You probably can see where this is going: Stewart, like most sensible people, believes that dark money in politics is a terrible, terrible thing, and this is a just enough cause in and of itself. The problem is that he’s so estranged from the perspective of the average Americans that he attempts to side with here that he makes a fatal error in the film’s very formulation. He centers it around those closest to his own vantage, a pair of well-educated, well-connected, and “politically-savvy” coastal elites who are miserable to spend any time around whatsoever. Carell’s central skill as a character actor is being able to bring some measure of humanity to otherwise unsympathetic figures (and it’s intelligently subverted in some cases, like in Foxcatcher) but here he’s just such an unpleasant asshole — even when the film is still pretending to be on his side. Byrne fairs better, given that she’s allowed to be evil from the get-go, but aside from a few gags, it seems just like Stewart thought it would be funny if she did a greatest-hits routine, and her performance never goes any further than being a lame echo of her work in something like Paul Feig’s Bridesmaids. Cooper is, perhaps, the lone bright spot of the film, as Stewart knows how to wring every last drop of folksy charm out of John Sayles’ favorite actor, and his performance is a welcome reminder of how great he can be.

It’s a shame that he’s trapped in a movie with the laugh quotient of your average colonoscopy. Irresistible is just not particularly funny, all things considered, which should be astonishing given who it is from but makes a certain amount of sense in practice. It’s obvious that Stewart has spent a lot of his retirement mainlining Armando Iannucci‘s oeuvre, and the film feels essentially like a shittier episode of Veep or The Thick of It, if the writers traded in their nihilistic awkward humor for heavy-handed moralizing. The handheld camera, the “witty” dialogue, the overly-large supporting cast (would you believe that Topher Grace and Natasha Lyonne show up for a half-second as Nate Silver-like analysts and then totally disappear?) — all feel like they were intended to ape significantly smarter and more relevant works, ones that had some measure of bite. The few moments when it descends into true Mr. Show-like oddness, like how Stewart’s former show so often did successfully, it flops: The appearance of an Elon Musk-type aerospace tycoon kept alive by a series of machines is so out of place in this film that I have no idea how it made it past an editor. I came out of this film with even more respect for those who wrote for Stewart in the heyday of The Daily Show, because it’s clear that they would have added a significant amount of polish to this.
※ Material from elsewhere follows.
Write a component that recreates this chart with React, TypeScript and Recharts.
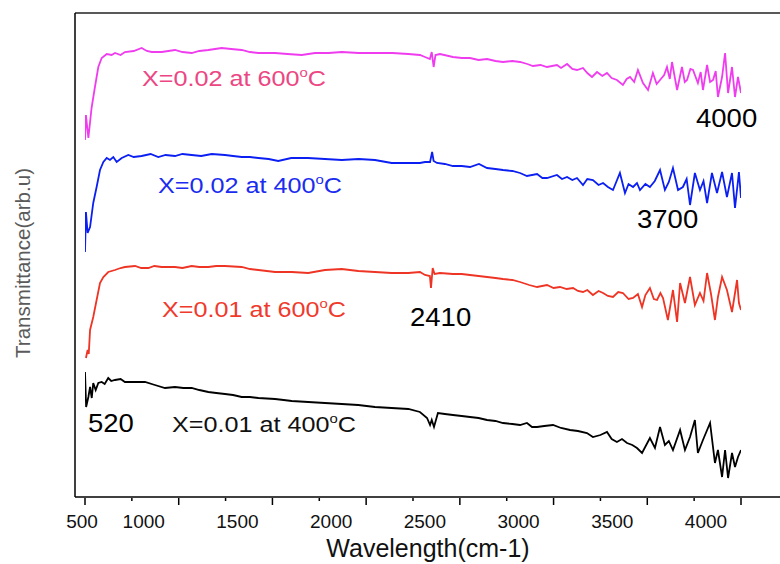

This, perhaps, betrays the Great Lie of Stewart’s entire career: He was made to be a political sage, in the absence of ones during the maturation of the Cable News machine, when he was actually a top-notch media critic. The Daily Show‘s greatest moments came when he was tackling the hypocrites over at Fox News or excoriating some brand of CNN nonsense, not when he was fumbling through interviews with lawyers who justified hideous torture or one of the architects of the Iraq War. It makes a certain kind of sense that he’d flop hard when trying to illustrate a point about Dark Money, rather than doing so through an analysis of its coverage, and the presence of an expert during the film’s credits isn’t nearly enough to justify it, though it is a welcome reminder of how good he is at teasing points out of his subjects.

If any Second Act in an American life called for someone to go out and become a documentarian, it would, perhaps, have been Stewart’s, no matter the semi-positive reception that his debut, Rosewater (itself a film about media), received. The only problem is that he began his career with a Canadian Bacon rather than a Roger & Me, and Irresistible is a total embarrassment.